▽

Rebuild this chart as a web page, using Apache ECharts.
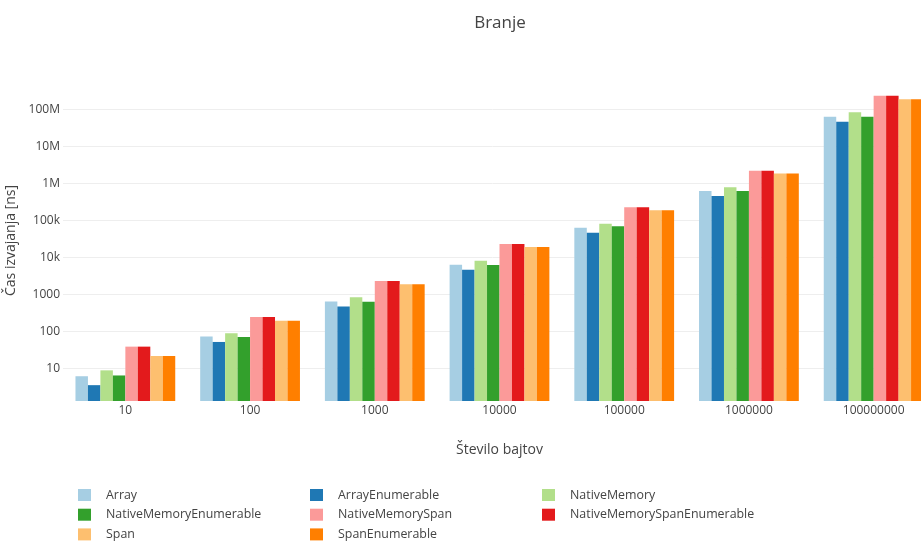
<!DOCTYPE html>
<html>
<head>
<meta charset="utf-8">
<script src="https://cdn.jsdelivr.net/npm/echarts@6/dist/echarts.min.js"></script>
<style>html,body{margin:0;padding:0;background:#fff}#c{width:921px;height:541px}</style>
</head>
<body>
<div id="c"></div>
<script>
const categories = ['10', '100', '1000', '10000', '100000', '1000000', '100000000'];
const seriesNames = ['Array', 'ArrayEnumerable', 'NativeMemory', 'NativeMemoryEnumerable', 'NativeMemorySpan', 'NativeMemorySpanEnumerable', 'Span', 'SpanEnumerable'];
const colors = ['#a6cee3', '#1f78b4', '#b2df8a', '#33a02c', '#fb9a99', '#e31a1c', '#fdbf6f', '#ff7f00'];
const arrayVals = [6.1, 72, 635, 6300, 63000, 620000, 63000000];
const arrayEnumVals = [3.5, 51.5, 466, 4630, 46200, 454000, 46000000];
const nativeMemoryVals = [8.8, 88, 830, 8100, 81000, 780000, 83000000];
const nativeMemoryEnumVals = [6.4, 70, 625, 6200, 68800, 615000, 63000000];
const nativeMemorySpanVals = [38.5, 243, 2280, 22900, 224000, 2200000, 233000000];
const nativeMemorySpanEnumVals = [38.5, 243, 2280, 22900, 224000, 2200000, 233000000];
const spanVals = [21.5, 194, 1860, 19000, 186000, 1830000, 186000000];
const spanEnumVals = [21.5, 194, 1860, 19000, 186000, 1830000, 186000000];
const yTickValues = [10, 100, 1000, 10000, 100000, 1000000, 10000000, 100000000];
const yTickLabels = ['10', '100', '1000', '10k', '100k', '1M', '10M', '100M'];

const allVals = [arrayVals, arrayEnumVals, nativeMemoryVals, nativeMemoryEnumVals, nativeMemorySpanVals, nativeMemorySpanEnumVals, spanVals, spanEnumVals];
const font = '"Open Sans", verdana, arial, sans-serif';
const txt = '#444';

const legendCols = [
  {left: 78, names: ['Array', 'NativeMemoryEnumerable', 'Span']},
  {left: 310, names: ['ArrayEnumerable', 'NativeMemorySpan', 'SpanEnumerable']},
  {left: 542, names: ['NativeMemory', 'NativeMemorySpanEnumerable']}
];

const chart = echarts.init(document.getElementById('c'), null, {renderer: 'canvas'});
chart.setOption({
  animation: false,
  backgroundColor: '#fff',
  textStyle: {fontFamily: font},
  title: {
    text: 'Branje', left: 495, top: 10, textAlign: 'center',
    textStyle: {fontFamily: font, fontSize: 17, fontWeight: 'normal', color: txt}
  },
  grid: {left: 63, top: 80, width: 873, bottom: 140, containLabel: false, outerBoundsMode: 'none'},
  legend: legendCols.map(c => ({
    orient: 'vertical', left: c.left, top: 489, height: 120, padding: 0,
    itemWidth: 13, itemHeight: 12, itemGap: 7.7,
    icon: 'rect', data: c.names,
    textStyle: {fontFamily: font, fontSize: 12.4, color: txt, padding: [0, 0, 0, 10]}
  })),
  xAxis: {
    type: 'category', data: categories,
    name: 'Število bajtov', nameLocation: 'middle', nameGap: 42,
    nameTextStyle: {fontFamily: font, fontSize: 14, color: txt},
    axisLine: {show: false}, axisTick: {show: false},
    axisLabel: {fontFamily: font, fontSize: 12, color: txt, margin: 4}
  },
  yAxis: {
    type: 'log', logBase: 10, min: 1.306, max: 6.2e8,
    name: 'Čas izvajanja [ns]', nameLocation: 'middle', nameGap: 36,
    nameTextStyle: {fontFamily: font, fontSize: 14, color: txt},
    axisLine: {show: false}, axisTick: {show: false},
    splitLine: {show: true, showMinLine: false, showMaxLine: false, lineStyle: {color: '#eee', width: 1}},
    axisLabel: {
      fontFamily: font, fontSize: 12, color: txt, margin: 3,
      showMinLabel: false, showMaxLabel: false,
      formatter: function (v) {
        for (let i = 0; i < yTickValues.length; i++) {
          if (Math.abs(Math.log10(v) - Math.log10(yTickValues[i])) < 1e-6) return yTickLabels[i];
        }
        return '';
      }
    }
  },
  series: seriesNames.map((n, i) => ({
    name: n, type: 'bar', data: allVals[i],
    itemStyle: {color: colors[i]},
    barGap: '0%', barCategoryGap: '20%'
  }))
});
</script>
</body>
</html>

△

THE TASK:
In the copy, include no pictures; restate the listing above exactly.

CORRECT ANSWER:
Rebuild this chart as a web page, using Apache ECharts.
<!DOCTYPE html>
<html>
<head>
<meta charset="utf-8">
<script src="https://cdn.jsdelivr.net/npm/echarts@6/dist/echarts.min.js"></script>
<style>html,body{margin:0;padding:0;background:#fff}#c{width:921px;height:541px}</style>
</head>
<body>
<div id="c"></div>
<script>
const categories = ['10', '100', '1000', '10000', '100000', '1000000', '100000000'];
const seriesNames = ['Array', 'ArrayEnumerable', 'NativeMemory', 'NativeMemoryEnumerable', 'NativeMemorySpan', 'NativeMemorySpanEnumerable', 'Span', 'SpanEnumerable'];
const colors = ['#a6cee3', '#1f78b4', '#b2df8a', '#33a02c', '#fb9a99', '#e31a1c', '#fdbf6f', '#ff7f00'];
const arrayVals = [6.1, 72, 635, 6300, 63000, 620000, 63000000];
const arrayEnumVals = [3.5, 51.5, 466, 4630, 46200, 454000, 46000000];
const nativeMemoryVals = [8.8, 88, 830, 8100, 81000, 780000, 83000000];
const nativeMemoryEnumVals = [6.4, 70, 625, 6200, 68800, 615000, 63000000];
const nativeMemorySpanVals = [38.5, 243, 2280, 22900, 224000, 2200000, 233000000];
const nativeMemorySpanEnumVals = [38.5, 243, 2280, 22900, 224000, 2200000, 233000000];
const spanVals = [21.5, 194, 1860, 19000, 186000, 1830000, 186000000];
const spanEnumVals = [21.5, 194, 1860, 19000, 186000, 1830000, 186000000];
const yTickValues = [10, 100, 1000, 10000, 100000, 1000000, 10000000, 100000000];
const yTickLabels = ['10', '100', '1000', '10k', '100k', '1M', '10M', '100M'];

const allVals = [arrayVals, arrayEnumVals, nativeMemoryVals, nativeMemoryEnumVals, nativeMemorySpanVals, nativeMemorySpanEnumVals, spanVals, spanEnumVals];
const font = '"Open Sans", verdana, arial, sans-serif';
const txt = '#444';

const legendCols = [
  {left: 78, names: ['Array', 'NativeMemoryEnumerable', 'Span']},
  {left: 310, names: ['ArrayEnumerable', 'NativeMemorySpan', 'SpanEnumerable']},
  {left: 542, names: ['NativeMemory', 'NativeMemorySpanEnumerable']}
];

const chart = echarts.init(document.getElementById('c'), null, {renderer: 'canvas'});
chart.setOption({
  animation: false,
  backgroundColor: '#fff',
  textStyle: {fontFamily: font},
  title: {
    text: 'Branje', left: 495, top: 10, textAlign: 'center',
    textStyle: {fontFamily: font, fontSize: 17, fontWeight: 'normal', color: txt}
  },
  grid: {left: 63, top: 80, width: 873, bottom: 140, containLabel: false, outerBoundsMode: 'none'},
  legend: legendCols.map(c => ({
    orient: 'vertical', left: c.left, top: 489, height: 120, padding: 0,
    itemWidth: 13, itemHeight: 12, itemGap: 7.7,
    icon: 'rect', data: c.names,
    textStyle: {fontFamily: font, fontSize: 12.4, color: txt, padding: [0, 0, 0, 10]}
  })),
  xAxis: {
    type: 'category', data: categories,
    name: 'Število bajtov', nameLocation: 'middle', nameGap: 42,
    nameTextStyle: {fontFamily: font, fontSize: 14, color: txt},
    axisLine: {show: false}, axisTick: {show: false},
    axisLabel: {fontFamily: font, fontSize: 12, color: txt, margin: 4}
  },
  yAxis: {
    type: 'log', logBase: 10, min: 1.306, max: 6.2e8,
    name: 'Čas izvajanja [ns]', nameLocation: 'middle', nameGap: 36,
    nameTextStyle: {fontFamily: font, fontSize: 14, color: txt},
    axisLine: {show: false}, axisTick: {show: false},
    splitLine: {show: true, showMinLine: false, showMaxLine: false, lineStyle: {color: '#eee', width: 1}},
    axisLabel: {
      fontFamily: font, fontSize: 12, color: txt, margin: 3,
      showMinLabel: false, showMaxLabel: false,
      formatter: function (v) {
        for (let i = 0; i < yTickValues.length; i++) {
          if (Math.abs(Math.log10(v) - Math.log10(yTickValues[i])) < 1e-6) return yTickLabels[i];
        }
        return '';
      }
    }
  },
  series: seriesNames.map((n, i) => ({
    name: n, type: 'bar', data: allVals[i],
    itemStyle: {color: colors[i]},
    barGap: '0%', barCategoryGap: '20%'
  }))
});
</script>
</body>
</html>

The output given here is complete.